Data segment:

# # #

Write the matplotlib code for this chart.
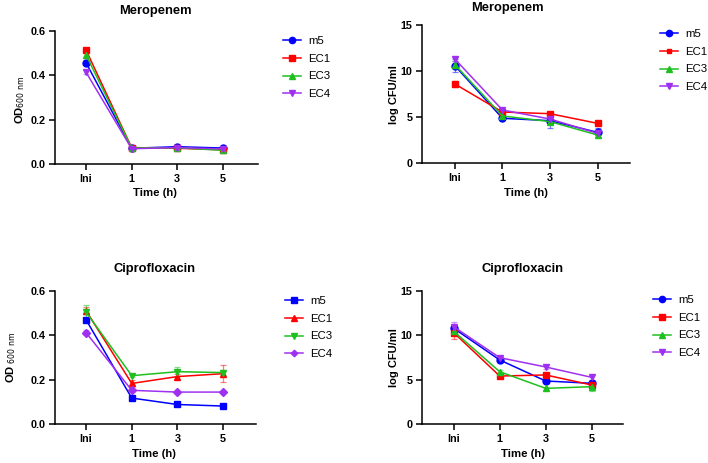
import matplotlib
matplotlib.use("Agg")
import matplotlib.pyplot as plt
from matplotlib.lines import Line2D
import numpy as np

plt.rcParams['font.family'] = ['Liberation Sans', 'DejaVu Sans']

times = ["Ini", "1", "3", "5"]
strains = ["m5", "EC1", "EC3", "EC4"]
colors = ["#0000ff", "#ff0000", "#1fbf1f", "#a030f0"]

# Meropenem OD600
mero_od = {
    "m5": [0.457, 0.071, 0.078, 0.072],
    "EC1": [0.514, 0.074, 0.071, 0.064],
    "EC3": [0.492, 0.072, 0.073, 0.062],
    "EC4": [0.414, 0.069, 0.074, 0.068],
}
mero_od_err = {
    "m5": [0.010, 0.004, 0.004, 0.004],
    "EC1": [0.008, 0.004, 0.003, 0.003],
    "EC3": [0.008, 0.003, 0.003, 0.003],
    "EC4": [0.010, 0.003, 0.003, 0.003],
}

# Meropenem log CFU/ml
mero_cfu = {
    "m5": [10.58, 4.86, 4.60, 3.33],
    "EC1": [8.59, 5.54, 5.36, 4.31],
    "EC3": [10.70, 5.11, 4.50, 3.04],
    "EC4": [11.30, 5.76, 4.78, 3.22],
}
mero_cfu_err = {
    "m5": [0.70, 0.20, 0.80, 0.50],
    "EC1": [0.30, 0.15, 0.15, 0.12],
    "EC3": [0.40, 0.15, 0.30, 0.25],
    "EC4": [0.25, 0.15, 0.20, 0.20],
}

# Ciprofloxacin OD600
cipro_od = {
    "m5": [0.470, 0.117, 0.088, 0.081],
    "EC1": [0.511, 0.183, 0.214, 0.227],
    "EC3": [0.505, 0.218, 0.236, 0.232],
    "EC4": [0.412, 0.152, 0.144, 0.144],
}
cipro_od_err = {
    "m5": [0.010, 0.006, 0.006, 0.006],
    "EC1": [0.015, 0.015, 0.012, 0.037],
    "EC3": [0.030, 0.008, 0.022, 0.010],
    "EC4": [0.012, 0.006, 0.005, 0.005],
}

# Ciprofloxacin log CFU/ml
cipro_cfu = {
    "m5": [10.79, 7.22, 4.85, 4.59],
    "EC1": [10.30, 5.41, 5.53, 4.40],
    "EC3": [10.45, 5.90, 4.02, 4.21],
    "EC4": [10.97, 7.48, 6.43, 5.26],
}
cipro_cfu_err = {
    "m5": [0.30, 0.20, 0.20, 0.30],
    "EC1": [0.70, 0.20, 0.20, 0.30],
    "EC3": [0.40, 0.20, 0.20, 0.50],
    "EC4": [0.56, 0.20, 0.20, 0.25],
}

W, H = 708, 463
fig = plt.figure(figsize=(W / 100, H / 100), dpi=100)


def px_rect(l, t, r, b):
    return [l / W, 1 - b / H, (r - l) / W, (b - t) / H]


def ftext(x, y, s, **kw):
    fig.text(x / W, 1 - y / H, s, ha='center', va='center', **kw)


def panel(rect, data, err, markers, sizes, ylim, yticks, yfmt, title, tpos,
          ylabel, ypos, xlpos, legpos, xlim):
    ax = fig.add_axes(px_rect(*rect))
    x = np.arange(len(times))
    handles = []
    for s, c, m, ms in zip(strains, colors, markers, sizes):
        ax.errorbar(x, data[s], yerr=err[s], color=c, marker=m, ms=ms,
                    lw=1.1, elinewidth=0.9, capsize=2.5, capthick=0.9,
                    ecolor=matplotlib.colors.to_rgba(c, 0.5))
        handles.append(Line2D([], [], color=c, marker=m, ms=ms - 0.5,
                              lw=1.1, label=s))
    ax.set_xlim(*xlim)
    ax.set_ylim(*ylim)
    ax.set_xticks(x)
    ax.set_xticklabels(times)
    ax.set_yticks(yticks)
    ax.set_yticklabels([yfmt.format(v) for v in yticks])
    for sp in ['top', 'right']:
        ax.spines[sp].set_visible(False)
    for sp in ['left', 'bottom']:
        ax.spines[sp].set_linewidth(1.1)
    ax.tick_params(width=1.1, length=4, labelsize=7.8, pad=3)
    for lab in ax.get_xticklabels() + ax.get_yticklabels():
        lab.set_fontweight('bold')
    ftext(*tpos, title, fontsize=9.3, fontweight='bold')
    ftext(*ypos, ylabel, fontsize=8, fontweight='bold', rotation=90)
    ftext(*xlpos, "Time (h)", fontsize=8.2, fontweight='bold')
    fig.legend(handles=handles, loc='upper left',
               bbox_to_anchor=(legpos[0] / W, 1 - legpos[1] / H),
               frameon=False, fontsize=8.2, handlelength=1.6,
               handletextpad=0.6, labelspacing=0.68, borderpad=0,
               borderaxespad=0)
    return ax


panel((55, 31, 258, 164), mero_od, mero_od_err, ['o', 's', '^', 'v'],
      [5, 5, 5, 5], (0, 0.6), [0.0, 0.2, 0.4, 0.6], "{:.1f}", "Meropenem",
      (155, 11), r"OD$_{600\ \mathrm{nm}}$", (20, 100), (155, 193),
      (283, 36), (-0.68, 3.77))

panel((422, 25, 630, 163), mero_cfu, mero_cfu_err, ['o', 's', '^', 'v'],
      [5, 4, 5, 5], (0, 15), [0, 5, 10, 15], "{:d}", "Meropenem", (507, 8),
      "log CFU/ml", (394, 95), (526, 193), (660, 29),
      (-0.69, 3.68))

panel((55, 291, 256, 424), cipro_od, cipro_od_err, ['s', '^', 'v', 'D'],
      [5, 5, 5, 3.8], (0, 0.6), [0.0, 0.2, 0.4, 0.6], "{:.1f}",
      "Ciprofloxacin", (154, 269), r"OD $_{600\ \mathrm{nm}}$", (11, 357),
      (154, 454), (285, 296), (-0.68, 3.72))

panel((422, 291, 623, 424), cipro_cfu, cipro_cfu_err, ['o', 's', '^', 'v'],
      [5, 5, 5, 5], (0, 15), [0, 5, 10, 15], "{:d}", "Ciprofloxacin",
      (523, 269), "log CFU/ml", (394, 358), (523, 454), (653, 295),
      (-0.69, 3.68))

fig.savefig("out.png", dpi=100)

# # #

Work to do: Output an exact copy of the material, with the pictures removed.

Expected answer:
Write the matplotlib code for this chart.
import matplotlib
matplotlib.use("Agg")
import matplotlib.pyplot as plt
from matplotlib.lines import Line2D
import numpy as np

plt.rcParams['font.family'] = ['Liberation Sans', 'DejaVu Sans']

times = ["Ini", "1", "3", "5"]
strains = ["m5", "EC1", "EC3", "EC4"]
colors = ["#0000ff", "#ff0000", "#1fbf1f", "#a030f0"]

# Meropenem OD600
mero_od = {
    "m5": [0.457, 0.071, 0.078, 0.072],
    "EC1": [0.514, 0.074, 0.071, 0.064],
    "EC3": [0.492, 0.072, 0.073, 0.062],
    "EC4": [0.414, 0.069, 0.074, 0.068],
}
mero_od_err = {
    "m5": [0.010, 0.004, 0.004, 0.004],
    "EC1": [0.008, 0.004, 0.003, 0.003],
    "EC3": [0.008, 0.003, 0.003, 0.003],
    "EC4": [0.010, 0.003, 0.003, 0.003],
}

# Meropenem log CFU/ml
mero_cfu = {
    "m5": [10.58, 4.86, 4.60, 3.33],
    "EC1": [8.59, 5.54, 5.36, 4.31],
    "EC3": [10.70, 5.11, 4.50, 3.04],
    "EC4": [11.30, 5.76, 4.78, 3.22],
}
mero_cfu_err = {
    "m5": [0.70, 0.20, 0.80, 0.50],
    "EC1": [0.30, 0.15, 0.15, 0.12],
    "EC3": [0.40, 0.15, 0.30, 0.25],
    "EC4": [0.25, 0.15, 0.20, 0.20],
}

# Ciprofloxacin OD600
cipro_od = {
    "m5": [0.470, 0.117, 0.088, 0.081],
    "EC1": [0.511, 0.183, 0.214, 0.227],
    "EC3": [0.505, 0.218, 0.236, 0.232],
    "EC4": [0.412, 0.152, 0.144, 0.144],
}
cipro_od_err = {
    "m5": [0.010, 0.006, 0.006, 0.006],
    "EC1": [0.015, 0.015, 0.012, 0.037],
    "EC3": [0.030, 0.008, 0.022, 0.010],
    "EC4": [0.012, 0.006, 0.005, 0.005],
}

# Ciprofloxacin log CFU/ml
cipro_cfu = {
    "m5": [10.79, 7.22, 4.85, 4.59],
    "EC1": [10.30, 5.41, 5.53, 4.40],
    "EC3": [10.45, 5.90, 4.02, 4.21],
    "EC4": [10.97, 7.48, 6.43, 5.26],
}
cipro_cfu_err = {
    "m5": [0.30, 0.20, 0.20, 0.30],
    "EC1": [0.70, 0.20, 0.20, 0.30],
    "EC3": [0.40, 0.20, 0.20, 0.50],
    "EC4": [0.56, 0.20, 0.20, 0.25],
}

W, H = 708, 463
fig = plt.figure(figsize=(W / 100, H / 100), dpi=100)


def px_rect(l, t, r, b):
    return [l / W, 1 - b / H, (r - l) / W, (b - t) / H]


def ftext(x, y, s, **kw):
    fig.text(x / W, 1 - y / H, s, ha='center', va='center', **kw)


def panel(rect, data, err, markers, sizes, ylim, yticks, yfmt, title, tpos,
          ylabel, ypos, xlpos, legpos, xlim):
    ax = fig.add_axes(px_rect(*rect))
    x = np.arange(len(times))
    handles = []
    for s, c, m, ms in zip(strains, colors, markers, sizes):
        ax.errorbar(x, data[s], yerr=err[s], color=c, marker=m, ms=ms,
                    lw=1.1, elinewidth=0.9, capsize=2.5, capthick=0.9,
                    ecolor=matplotlib.colors.to_rgba(c, 0.5))
        handles.append(Line2D([], [], color=c, marker=m, ms=ms - 0.5,
                              lw=1.1, label=s))
    ax.set_xlim(*xlim)
    ax.set_ylim(*ylim)
    ax.set_xticks(x)
    ax.set_xticklabels(times)
    ax.set_yticks(yticks)
    ax.set_yticklabels([yfmt.format(v) for v in yticks])
    for sp in ['top', 'right']:
        ax.spines[sp].set_visible(False)
    for sp in ['left', 'bottom']:
        ax.spines[sp].set_linewidth(1.1)
    ax.tick_params(width=1.1, length=4, labelsize=7.8, pad=3)
    for lab in ax.get_xticklabels() + ax.get_yticklabels():
        lab.set_fontweight('bold')
    ftext(*tpos, title, fontsize=9.3, fontweight='bold')
    ftext(*ypos, ylabel, fontsize=8, fontweight='bold', rotation=90)
    ftext(*xlpos, "Time (h)", fontsize=8.2, fontweight='bold')
    fig.legend(handles=handles, loc='upper left',
               bbox_to_anchor=(legpos[0] / W, 1 - legpos[1] / H),
               frameon=False, fontsize=8.2, handlelength=1.6,
               handletextpad=0.6, labelspacing=0.68, borderpad=0,
               borderaxespad=0)
    return ax


panel((55, 31, 258, 164), mero_od, mero_od_err, ['o', 's', '^', 'v'],
      [5, 5, 5, 5], (0, 0.6), [0.0, 0.2, 0.4, 0.6], "{:.1f}", "Meropenem",
      (155, 11), r"OD$_{600\ \mathrm{nm}}$", (20, 100), (155, 193),
      (283, 36), (-0.68, 3.77))

panel((422, 25, 630, 163), mero_cfu, mero_cfu_err, ['o', 's', '^', 'v'],
      [5, 4, 5, 5], (0, 15), [0, 5, 10, 15], "{:d}", "Meropenem", (507, 8),
      "log CFU/ml", (394, 95), (526, 193), (660, 29),
      (-0.69, 3.68))

panel((55, 291, 256, 424), cipro_od, cipro_od_err, ['s', '^', 'v', 'D'],
      [5, 5, 5, 3.8], (0, 0.6), [0.0, 0.2, 0.4, 0.6], "{:.1f}",
      "Ciprofloxacin", (154, 269), r"OD $_{600\ \mathrm{nm}}$", (11, 357),
      (154, 454), (285, 296), (-0.68, 3.72))

panel((422, 291, 623, 424), cipro_cfu, cipro_cfu_err, ['o', 's', '^', 'v'],
      [5, 5, 5, 5], (0, 15), [0, 5, 10, 15], "{:d}", "Ciprofloxacin",
      (523, 269), "log CFU/ml", (394, 358), (523, 454), (653, 295),
      (-0.69, 3.68))

fig.savefig("out.png", dpi=100)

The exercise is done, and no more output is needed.